## Exercise goal
Retype nothing but the lines from the start of the material up to and including the line with "const tIndex = d3.range(1, 201);". Pictures don't belong in the copy.
_____
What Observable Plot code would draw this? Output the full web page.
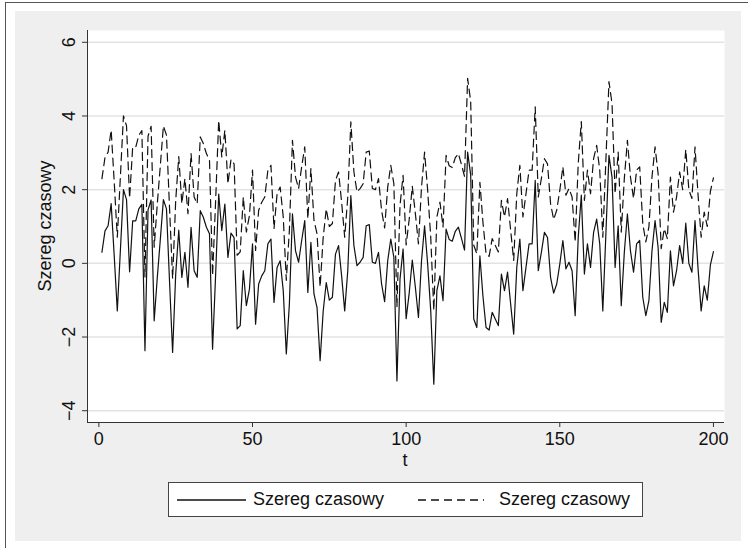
<!DOCTYPE html>
<html>
<head>
<meta charset="utf-8">
<script src="https://cdn.jsdelivr.net/npm/d3@7"></script>
<script src="https://cdn.jsdelivr.net/npm/@observablehq/plot@0.6"></script>
<style>
  body { margin: 0; background: #fff; font-family: "Liberation Sans", Arial, sans-serif; }
  #wrap { position: relative; width: 748px; height: 548px; overflow: hidden; background: #fff; }
  #frame { position: absolute; left: 5px; top: 2px; width: 760px; height: 560px; border-left: 1px solid #555; border-top: 1px solid #555; }
  #bg { position: absolute; left: 15px; top: 11px; width: 726px; height: 530px; background: #efefef; }
  #chart { position: absolute; left: 0; top: 0; }
  .ttl { position: absolute; font-size: 18px; line-height: 18px; color: #111; white-space: nowrap; }
  #legend { position: absolute; left: 168px; top: 482px; width: 473px; height: 33px; background: #fff; border: 1px solid #444; }
  #legend .lt { position: absolute; top: 7px; font-size: 18px; line-height: 18px; color: #111; white-space: nowrap; }
  #legend svg { position: absolute; left: 0; top: 0; }
</style>
</head>
<body>
<div id="wrap">
  <div id="frame"></div>
  <div id="bg"></div>
  <div id="chart"></div>
  <div class="ttl" id="ytitle" style="left:45px; top:226px; transform: translate(-50%,-50%) rotate(-90deg);">Szereg czasowy</div>
  <div class="ttl" id="xtitle" style="left:405px; top:451px; transform: translateX(-50%);">t</div>
  <div id="legend"></div>
</div>
<script>
// time index
const tIndex = d3.range(1, 201);

// Solid series ("Szereg czasowy")
const solid = [
  0.30, 0.88, 1.02, 1.62, 0.20, -1.29, 0.35, 2.00, 1.73, -0.23,
  1.15, 1.15, 1.48, 1.60, -2.37, 1.45, 1.72, -1.56, -0.40, 0.65,
  1.73, 1.48, -0.50, -2.42, -0.30, 0.90, -0.38, 0.30, -0.65, 0.98,
  -0.20, -0.38, 1.43, 1.25, 0.98, 0.80, -2.33, -0.30, 1.88, 0.89,
  1.61, 0.16, 0.82, 0.70, -1.78, -1.69, -0.20, -1.15, -0.70, 0.53,
  -1.65, -0.56, -0.34, -0.20, 0.53, 0.66, -1.06, -0.11, 0.07, -0.74,
  -2.46, -1.10, 1.34, 0.34, 0.03, 0.62, 1.16, -0.79, 0.57, -0.83,
  -1.20, -2.64, -1.30, -0.52, -1.00, -0.92, 0.25, 0.48, -0.34, -1.29,
  -0.20, 1.84, 0.48, -0.06, 0.03, 0.16, 1.02, 1.05, 0.03, 0.00,
  0.30, -0.56, -1.04, 0.07, 0.66, 0.16, -3.19, -0.43, 0.39, -1.50,
  -0.80, 0.09, -0.65, -1.47, 0.07, 1.02, -0.02, -1.29, -3.28, -0.74,
  -0.34, -1.01, 0.93, 0.65, 0.60, 0.87, 0.98, 0.68, 0.36, 3.02,
  2.40, -1.51, -1.74, 0.20, -0.90, -1.74, -1.81, -1.33, -1.51, -1.69,
  -0.29, -0.74, -0.24, -1.10, -1.92, -0.11, 0.66, -0.74, -0.11, 0.53,
  0.53, 2.25, -0.20, 0.30, 0.84, 0.70, -0.38, -0.81, -0.56, -0.02,
  0.62, -0.15, 0.03, -0.20, -1.42, 0.71, 1.85, -0.29, 0.53, -0.11,
  0.84, 1.20, 0.53, -1.29, 0.80, 2.93, 2.34, -0.11, 1.02, -1.15,
  0.30, 1.34, 0.34, -0.24, 0.53, 0.62, -0.92, -1.42, -1.01, 0.34,
  1.16, 0.43, -1.60, -1.06, -1.33, 0.34, -0.61, -0.20, 0.48, 0.00,
  1.09, 0.00, -0.24, 1.16, -0.15, -1.29, -0.61, -1.00, -0.05, 0.32
];

// Dashed series ("Szereg czasowy")
const dashed = [
  2.30, 2.88, 3.02, 3.62, 2.20, 0.71, 2.35, 4.00, 3.73, 1.77,
  3.15, 3.15, 3.48, 3.60, -0.37, 3.45, 3.72, 0.44, 1.60, 2.65,
  3.73, 3.48, 1.50, -0.42, 1.70, 2.90, 1.62, 2.30, 1.35, 2.98,
  1.80, 1.62, 3.43, 3.25, 2.98, 2.80, -0.33, 1.70, 3.88, 2.89,
  3.61, 2.16, 2.82, 2.70, 0.22, 0.31, 1.80, 0.85, 1.30, 2.53,
  0.35, 1.44, 1.66, 1.80, 2.53, 2.66, 0.94, 1.89, 2.07, 1.26,
  -0.46, 0.90, 3.34, 2.34, 2.03, 2.62, 3.16, 1.21, 2.57, 1.17,
  0.80, -0.64, 0.70, 1.48, 1.00, 1.08, 2.25, 2.48, 1.66, 0.71,
  1.80, 3.84, 2.48, 1.94, 2.03, 2.16, 3.02, 3.05, 2.03, 2.00,
  2.30, 1.44, 0.96, 2.07, 2.66, 2.16, -1.19, 1.57, 2.39, 0.50,
  1.20, 2.09, 1.35, 0.53, 2.07, 3.02, 1.98, 0.71, -1.28, 1.26,
  1.66, 0.99, 2.93, 2.65, 2.60, 2.87, 2.98, 2.68, 2.36, 5.02,
  4.40, 0.49, 0.26, 2.20, 1.10, 0.26, 0.19, 0.67, 0.49, 0.31,
  1.71, 1.26, 1.76, 0.90, 0.08, 1.89, 2.66, 1.26, 1.89, 2.53,
  2.53, 4.25, 1.80, 2.30, 2.84, 2.70, 1.62, 1.19, 1.44, 1.98,
  2.62, 1.85, 2.03, 1.80, 0.58, 2.71, 3.85, 1.71, 2.53, 1.89,
  2.84, 3.20, 2.53, 0.71, 2.80, 4.93, 4.34, 1.89, 3.02, 0.85,
  2.30, 3.34, 2.34, 1.76, 2.53, 2.62, 1.08, 0.58, 0.99, 2.34,
  3.16, 2.43, 0.40, 0.94, 0.67, 2.34, 1.39, 1.80, 2.48, 2.00,
  3.09, 2.00, 1.76, 3.16, 1.85, 0.71, 1.39, 1.00, 1.95, 2.32
];

const xTicks = [0, 50, 100, 150, 200];
const yTicks = [-4, -2, 0, 2, 4, 6];
const yTickLabels = ["\u22124", "\u22122", "0", "2", "4", "6"];
const seriesNames = ["Szereg czasowy", "Szereg czasowy"];

const rows = tIndex.map((t, i) => ({t, a: solid[i], b: dashed[i]}));
const xDomain = [-3.7, 203.6];
const yDomain = [-4.32, 6.32];

const chart = Plot.plot({
  width: 748,
  height: 470,
  marginLeft: 87,
  marginRight: 24,
  marginTop: 30,
  marginBottom: 48,
  style: {background: "transparent", fontFamily: "'Liberation Sans', Arial, sans-serif", fontSize: "18px", color: "#111"},
  x: {domain: xDomain},
  y: {domain: yDomain},
  marks: [
    Plot.frame({fill: "white", stroke: null}),
    Plot.gridY(yTicks, {stroke: "#e3e3e3", strokeOpacity: 1, strokeWidth: 1.5}),
    Plot.axisX(xTicks, {tickSize: 5, tickPadding: 5, label: null, stroke: "#333"}),
    Plot.axisY(yTicks, {tickSize: 5, tickPadding: 8, tickRotate: -90, label: null, stroke: "#333",
      tickFormat: d => yTickLabels[yTicks.indexOf(d)]}),
    Plot.ruleX([xDomain[0]], {stroke: "#333", strokeWidth: 1}),
    Plot.ruleY([yDomain[0]], {stroke: "#333", strokeWidth: 1}),
    Plot.lineY(rows, {x: "t", y: "a", stroke: "#111", strokeWidth: 1.2}),
    Plot.lineY(rows, {x: "t", y: "b", stroke: "#111", strokeWidth: 1.2, strokeDasharray: "8,5"})
  ]
});
document.getElementById("chart").appendChild(chart);

// legend
const lg = document.getElementById("legend");
lg.innerHTML = `
<svg width="473" height="33">
  <line x1="8" x2="77" y1="17" y2="17" stroke="#111" stroke-width="1.3"></line>
  <line x1="249" x2="315" y1="17" y2="17" stroke="#111" stroke-width="1.3" stroke-dasharray="8,5"></line>
</svg>
<div class="lt" style="left:84px;">${seriesNames[0]}</div>
<div class="lt" style="left:330px;">${seriesNames[1]}</div>`;
</script>
</body>
</html>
_____
## Solved problem
What Observable Plot code would draw this? Output the full web page.
<!DOCTYPE html>
<html>
<head>
<meta charset="utf-8">
<script src="https://cdn.jsdelivr.net/npm/d3@7"></script>
<script src="https://cdn.jsdelivr.net/npm/@observablehq/plot@0.6"></script>
<style>
  body { margin: 0; background: #fff; font-family: "Liberation Sans", Arial, sans-serif; }
  #wrap { position: relative; width: 748px; height: 548px; overflow: hidden; background: #fff; }
  #frame { position: absolute; left: 5px; top: 2px; width: 760px; height: 560px; border-left: 1px solid #555; border-top: 1px solid #555; }
  #bg { position: absolute; left: 15px; top: 11px; width: 726px; height: 530px; background: #efefef; }
  #chart { position: absolute; left: 0; top: 0; }
  .ttl { position: absolute; font-size: 18px; line-height: 18px; color: #111; white-space: nowrap; }
  #legend { position: absolute; left: 168px; top: 482px; width: 473px; height: 33px; background: #fff; border: 1px solid #444; }
  #legend .lt { position: absolute; top: 7px; font-size: 18px; line-height: 18px; color: #111; white-space: nowrap; }
  #legend svg { position: absolute; left: 0; top: 0; }
</style>
</head>
<body>
<div id="wrap">
  <div id="frame"></div>
  <div id="bg"></div>
  <div id="chart"></div>
  <div class="ttl" id="ytitle" style="left:45px; top:226px; transform: translate(-50%,-50%) rotate(-90deg);">Szereg czasowy</div>
  <div class="ttl" id="xtitle" style="left:405px; top:451px; transform: translateX(-50%);">t</div>
  <div id="legend"></div>
</div>
<script>
// time index
const tIndex = d3.range(1, 201);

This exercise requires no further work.